Today I am going to my nieces' school for "Grandfriends day." It is their version of grandparents day and this is the third or fourth time I have gone as Erin's friend. I am sure old enough to be her grandma and since both her grandmas have passed I am glad to stand in their stead.
They always do some cute little thing. One year her class sang"When I'm Sixty-four." That was a hoot since they all thought 64 was ancient. They wrote little stories about it and they were a riot. All they talked about were wrinkles and being weak and having grandkids and dying. Oh, if they only knew that when they are 64 they will still feel young inside. They don't know that people who are 64 fall in love and start careers and write books and garden and play sports. Their idea of 64 was more like our idea of 94 or even 104.
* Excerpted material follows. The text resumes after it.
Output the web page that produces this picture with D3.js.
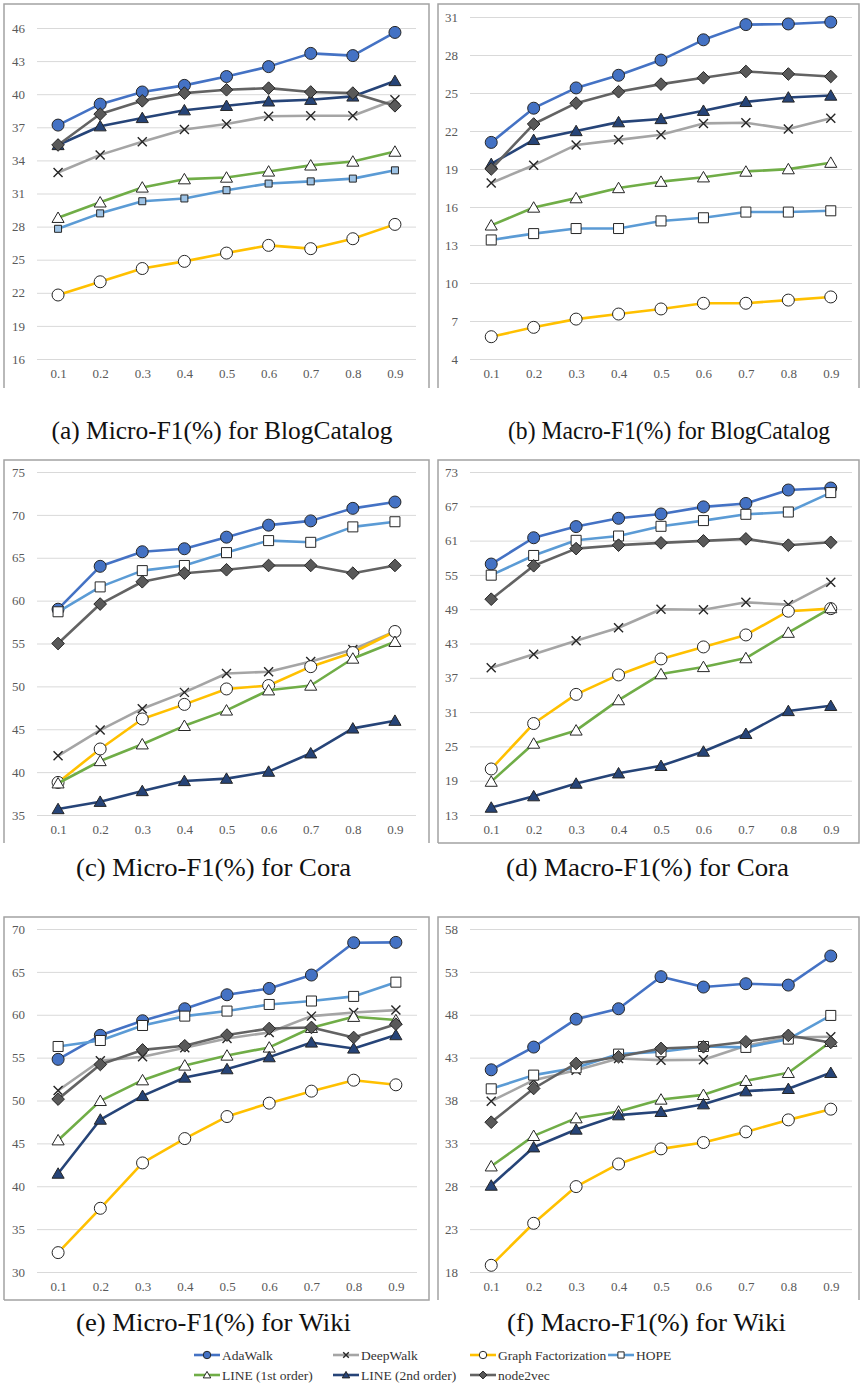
<!DOCTYPE html>
<html>
<head>
<meta charset="utf-8">
<script src="https://cdn.jsdelivr.net/npm/d3@7"></script>
<style>
  html, body { margin: 0; padding: 0; background: #fff; }
  svg { display: block; }
</style>
</head>
<body>
<div id="chart"></div>
<script>
// training ratio on the x axis
var splits = ['0.1', '0.2', '0.3', '0.4', '0.5', '0.6', '0.7', '0.8', '0.9'];

var methods = ['AdaWalk', 'DeepWalk', 'Graph Factorization', 'HOPE',
               'LINE (1st order)', 'LINE (2nd order)', 'node2vec'];

var captions = [
    '(a) Micro-F1(%) for BlogCatalog',
    '(b) Macro-F1(%) for BlogCatalog',
    '(c) Micro-F1(%) for Cora',
    '(d) Macro-F1(%) for Cora',
    '(e) Micro-F1(%) for Wiki',
    '(f) Macro-F1(%) for Wiki'
];

// y tick labels per panel
var blogMicroTicks  = [16, 19, 22, 25, 28, 31, 34, 37, 40, 43, 46];
var blogMacroTicks  = [4, 7, 10, 13, 16, 19, 22, 25, 28, 31];
var coraMicroTicks  = [35, 40, 45, 50, 55, 60, 65, 70, 75];
var coraMacroTicks  = [13, 19, 25, 31, 37, 43, 49, 55, 61, 67, 73];
var wikiMicroTicks  = [30, 35, 40, 45, 50, 55, 60, 65, 70];
var wikiMacroTicks  = [18, 23, 28, 33, 38, 43, 48, 53, 58];

// one row per method, same order as `methods`
var blogMicro = [
    [37.2, 39.1, 40.2, 40.8, 41.6, 42.5, 43.7, 43.5, 45.6],
    [32.9, 34.5, 35.7, 36.8, 37.3, 38.0, 38.05, 38.05, 39.5],
    [21.8, 23.0, 24.2, 24.85, 25.6, 26.3, 26.0, 26.9, 28.2],
    [27.8, 29.2, 30.3, 30.55, 31.3, 31.9, 32.1, 32.35, 33.1],
    [28.8, 30.2, 31.55, 32.3, 32.45, 33.0, 33.55, 33.9, 34.8],
    [35.4, 37.1, 37.85, 38.55, 38.95, 39.35, 39.5, 39.8, 41.2],
    [35.4, 38.2, 39.4, 40.1, 40.4, 40.55, 40.2, 40.1, 38.95]
];
var blogMacro = [
    [21.1, 23.8, 25.4, 26.4, 27.6, 29.2, 30.4, 30.45, 30.6],
    [17.9, 19.3, 20.9, 21.3, 21.7, 22.6, 22.65, 22.15, 23.0],
    [5.76, 6.5, 7.15, 7.55, 7.95, 8.4, 8.4, 8.65, 8.9],
    [13.4, 13.9, 14.3, 14.3, 14.9, 15.15, 15.6, 15.6, 15.7],
    [14.55, 15.96, 16.7, 17.5, 18.0, 18.35, 18.8, 18.99, 19.5],
    [19.4, 21.3, 22.0, 22.7, 22.95, 23.6, 24.3, 24.65, 24.8],
    [19.0, 22.55, 24.2, 25.1, 25.7, 26.2, 26.7, 26.5, 26.3]
];
var coraMicro = [
    [59.0, 64.0, 65.7, 66.05, 67.4, 68.8, 69.3, 70.76, 71.5],
    [41.9, 44.9, 47.4, 49.3, 51.5, 51.7, 52.9, 54.3, 56.4],
    [38.8, 42.7, 46.2, 47.9, 49.7, 50.1, 52.3, 53.95, 56.4],
    [58.7, 61.6, 63.5, 64.1, 65.6, 67.0, 66.8, 68.6, 69.2],
    [38.7, 41.3, 43.25, 45.4, 47.2, 49.55, 50.1, 53.25, 55.2],
    [35.7, 36.55, 37.8, 38.97, 39.24, 40.06, 42.2, 45.1, 46.0],
    [55.0, 59.6, 62.2, 63.2, 63.6, 64.1, 64.1, 63.2, 64.1]
];
var coraMacro = [
    [56.9, 61.5, 63.45, 64.9, 65.66, 66.9, 67.5, 69.85, 70.2],
    [38.75, 41.1, 43.5, 45.75, 49.0, 48.9, 50.2, 49.8, 53.7],
    [21.05, 29.0, 34.1, 37.5, 40.3, 42.4, 44.5, 48.65, 49.1],
    [54.95, 58.4, 61.05, 61.8, 63.5, 64.5, 65.6, 66.0, 69.4],
    [18.84, 25.5, 27.8, 33.1, 37.65, 38.9, 40.45, 44.9, 49.2],
    [14.3, 16.3, 18.5, 20.3, 21.6, 24.1, 27.2, 31.2, 32.1],
    [50.75, 56.6, 59.6, 60.2, 60.6, 60.95, 61.3, 60.2, 60.7]
];
var wikiMicro = [
    [54.8, 57.6, 59.3, 60.7, 62.33, 63.07, 64.63, 68.4, 68.44],
    [51.17, 54.63, 55.1, 56.15, 57.24, 57.94, 59.84, 60.27, 60.54],
    [32.26, 37.43, 42.72, 45.56, 48.13, 49.69, 51.09, 52.37, 51.83],
    [56.3, 57.0, 58.75, 59.84, 60.43, 61.2, 61.6, 62.14, 63.8],
    [45.37, 49.96, 52.37, 54.09, 55.25, 56.19, 58.48, 59.77, 59.38],
    [41.48, 47.78, 50.54, 52.68, 53.66, 55.06, 56.77, 56.07, 57.63],
    [50.16, 54.2, 55.9, 56.38, 57.63, 58.4, 58.52, 57.35, 58.9]
];
var wikiMacro = [
    [41.58, 44.23, 47.49, 48.7, 52.44, 51.23, 51.62, 51.46, 54.85],
    [37.92, 40.37, 41.54, 42.9, 42.7, 42.75, 44.38, 45.35, 45.43],
    [18.78, 23.68, 27.96, 30.6, 32.36, 33.1, 34.34, 35.74, 36.99],
    [39.36, 40.96, 41.81, 43.41, 43.68, 44.3, 44.19, 45.16, 47.92],
    [30.33, 33.88, 35.94, 36.72, 38.12, 38.66, 40.3, 41.23, 44.85],
    [28.08, 32.55, 34.62, 36.29, 36.68, 37.57, 39.09, 39.36, 41.23],
    [35.47, 39.4, 42.32, 43.1, 44.07, 44.26, 44.85, 45.59, 44.77]
];

var panelData  = [blogMicro, blogMacro, coraMicro, coraMacro, wikiMicro, wikiMacro];
var panelTicks = [blogMicroTicks, blogMacroTicks, coraMicroTicks, coraMacroTicks, wikiMicroTicks, wikiMacroTicks];

// ---- layout / styling (no data below this line) ----
var W = 860, H = 1384;
var SERIF = '"Liberation Serif", "Times New Roman", serif';

// box = [x0, y0, x1, y1], plot = [left, right, top, bottom], cap = [cx, baseline, width]
var panelLayout = [
    { box: [4, 4, 429, 388],     plot: [37, 416, 28, 359],   bottom: false, cap: [222, 439, 341], smallSquares: true },
    { box: [438, 4, 859, 388],   plot: [470, 852, 17, 359],  bottom: false, cap: [669, 439, 322] },
    { box: [4, 460, 429, 843],   plot: [37, 416, 472, 815],  bottom: false, cap: [213.5, 876, 275] },
    { box: [438, 460, 859, 843], plot: [470, 852, 472, 815], bottom: true,  cap: [647.5, 876, 283] },
    { box: [4, 917, 429, 1300],  plot: [37, 417, 929, 1272], bottom: true,  cap: [213.5, 1331, 275] },
    { box: [438, 917, 859, 1300], plot: [470, 852, 929, 1272], bottom: false, cap: [646.5, 1331, 279] }
];

// Excel-ish palette
var lineColor  = ['#4472C4', '#A5A5A5', '#FFC000', '#5B9BD5', '#70AD47', '#264478', '#636363'];
var markShape  = ['circle', 'x', 'circle', 'square', 'triangle', 'triangle', 'diamond'];
var markFill   = ['#4472C4', 'none', '#fff', '#fff', '#fff', '#264478', '#595959'];
var markSize   = [6, 4.5, 6, 5, 5.5, 5.5, 5.5];

function markerPath(shape, s) {
    var p = d3.path();
    if (shape === 'circle') {
        p.moveTo(s, 0);
        p.arc(0, 0, s, 0, 2 * Math.PI);
    } else if (shape === 'square') {
        p.rect(-s, -s, 2 * s, 2 * s);
    } else if (shape === 'triangle') {
        p.moveTo(0, -s * 1.05);
        p.lineTo(s * 1.1, s * 0.85);
        p.lineTo(-s * 1.1, s * 0.85);
        p.closePath();
    } else if (shape === 'diamond') {
        p.moveTo(0, -s * 1.15);
        p.lineTo(s * 1.15, 0);
        p.lineTo(0, s * 1.15);
        p.lineTo(-s * 1.15, 0);
        p.closePath();
    } else { // x
        p.moveTo(-s, -s); p.lineTo(s, s);
        p.moveTo(-s, s);  p.lineTo(s, -s);
    }
    return p.toString();
}

function drawMarker(g, i, x, y, scale, fill) {
    var s = markSize[i] * (scale || 1);
    g.append('path')
        .attr('transform', 'translate(' + x + ',' + y + ')')
        .attr('d', markerPath(markShape[i], s))
        .attr('fill', fill || markFill[i])
        .attr('stroke', '#262626')
        .attr('stroke-width', markShape[i] === 'x' ? 1.4 : 1);
}

function styleTicks(a) {
    a.select('.domain').remove();
    a.selectAll('text')
        .style('font-family', SERIF)
        .style('font-size', '13px')
        .attr('fill', '#595959');
}

var svg = d3.select('#chart').append('svg')
    .attr('width', W).attr('height', H)
    .attr('viewBox', '0 0 ' + W + ' ' + H);

panelLayout.forEach(function (lay, pi) {
    var g = svg.append('g').attr('class', 'panel');
    var b = lay.box, pl = lay.plot;
    var ticks = panelTicks[pi];

    // frame (some panels lose the bottom edge in the original)
    var frame = 'M' + b[0] + ',' + b[3] + 'V' + b[1] + 'H' + b[2] + 'V' + b[3];
    if (lay.bottom) frame += 'H' + b[0];
    g.append('path').attr('d', frame)
        .attr('fill', 'none').attr('stroke', '#a3a3a3').attr('stroke-width', 1.5);

    var x = d3.scalePoint().domain(splits).range([pl[0], pl[1]]).padding(0.5);
    var y = d3.scaleLinear().domain([ticks[0], ticks[ticks.length - 1]]).range([pl[3], pl[2]]);

    // grid
    g.append('g')
        .attr('transform', 'translate(' + pl[0] + ',0)')
        .call(d3.axisRight(y).tickValues(ticks).tickSize(pl[1] - pl[0]).tickFormat(''))
        .call(function (a) {
            a.select('.domain').remove();
            a.selectAll('line').attr('stroke', '#d9d9d9').attr('stroke-width', 1);
        });

    // y labels
    g.append('g')
        .attr('transform', 'translate(' + pl[0] + ',0)')
        .call(d3.axisLeft(y).tickValues(ticks).tickSize(0).tickPadding(12))
        .call(styleTicks);

    // x labels
    g.append('g')
        .attr('transform', 'translate(0,' + pl[3] + ')')
        .call(d3.axisBottom(x).tickSize(0).tickPadding(10))
        .call(styleTicks);

    var line = d3.line()
        .x(function (d, j) { return x(splits[j]); })
        .y(function (d) { return y(d); });

    panelData[pi].forEach(function (vals, mi) {
        var sg = g.append('g').attr('class', 'series');
        sg.append('path')
            .attr('d', line(vals))
            .attr('fill', 'none')
            .attr('stroke', lineColor[mi])
            .attr('stroke-width', 2.6)
            .attr('stroke-linejoin', 'round');
        // panel (a) has small tinted HOPE squares
        var small = lay.smallSquares && markShape[mi] === 'square';
        vals.forEach(function (v, j) {
            drawMarker(sg, mi, x(splits[j]), y(v), small ? 0.7 : 1, small ? '#9dc3e6' : null);
        });
    });

    g.append('text')
        .attr('x', lay.cap[0]).attr('y', lay.cap[1])
        .attr('text-anchor', 'middle')
        .attr('textLength', lay.cap[2])
        .attr('lengthAdjust', 'spacingAndGlyphs')
        .style('font-family', SERIF)
        .style('font-size', '25px')
        .attr('fill', '#111')
        .text(captions[pi]);
});

// legend: two rows
var legendPos = [[194, 1355], [333, 1355], [470, 1355], [608, 1355],
                 [194, 1375], [333, 1375], [470, 1375]];
var legend = svg.append('g').attr('class', 'legend');
methods.forEach(function (name, i) {
    var p = legendPos[i];
    var lg = legend.append('g');
    lg.append('line')
        .attr('x1', p[0]).attr('x2', p[0] + 26)
        .attr('y1', p[1]).attr('y2', p[1])
        .attr('stroke', lineColor[i]).attr('stroke-width', 2.6);
    drawMarker(lg, i, p[0] + 13, p[1], 0.62);
    lg.append('text')
        .attr('x', p[0] + 28).attr('y', p[1])
        .attr('dy', '0.34em')
        .style('font-family', SERIF)
        .style('font-size', '13.5px')
        .attr('fill', '#333')
        .text(name);
});
</script>
</body>
</html>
I don't plan on living to be 104. It seems like an unlikely goal. An unreasonable goal. I had a conversation with my daughter about unreasonable goals. They discussed them at their morning meeting at work. They chose personal and business goals. The business goal seemed completely doable to me and then she started listing the personal goals of some of her colleagues. One girl wants to live in Europe for a year. (Not too hard, she could do one of those English language teacher things), one girl wanted to got to graduate school and publish a book.(Seemed reasonable to me.) My daughter wants to finish and sell her script. She has been working on it off and on for a few years. (I know she can finish and possibly sell it too). I mentioned to her that none of those goals seemed unreasonable to me. Even the business plan they have is completely doable. And guess what, that was the point!! Things that seem unreasonable or unattainable may be perfectly reasonable in the light of day when shared with others.
The kids in Erin's class had goals in their stories about being sixty four years old. Many of them wanted to have multiple careers. You know like rock star, soccer ace, and pro football player and an accountant. That was just one boy! Some of the girls chose a traditional path--motherhood, being a grandma, teacher, a ballerina and a rock star. All at the same time, I guess. They knew nothing about unreasonable goals. To those kids, it was all possible. They were insulted if some adult laughed. I tried not to laugh at any of them. They should think life is full of possibilities. Why should they feel limited at eight or nine years old?
We self-impose limitations. I wonder if by the time we are 64 we can rid ourselves of the restrictions and go for our dreams? Some, I am sure, do. I hope I am one of them.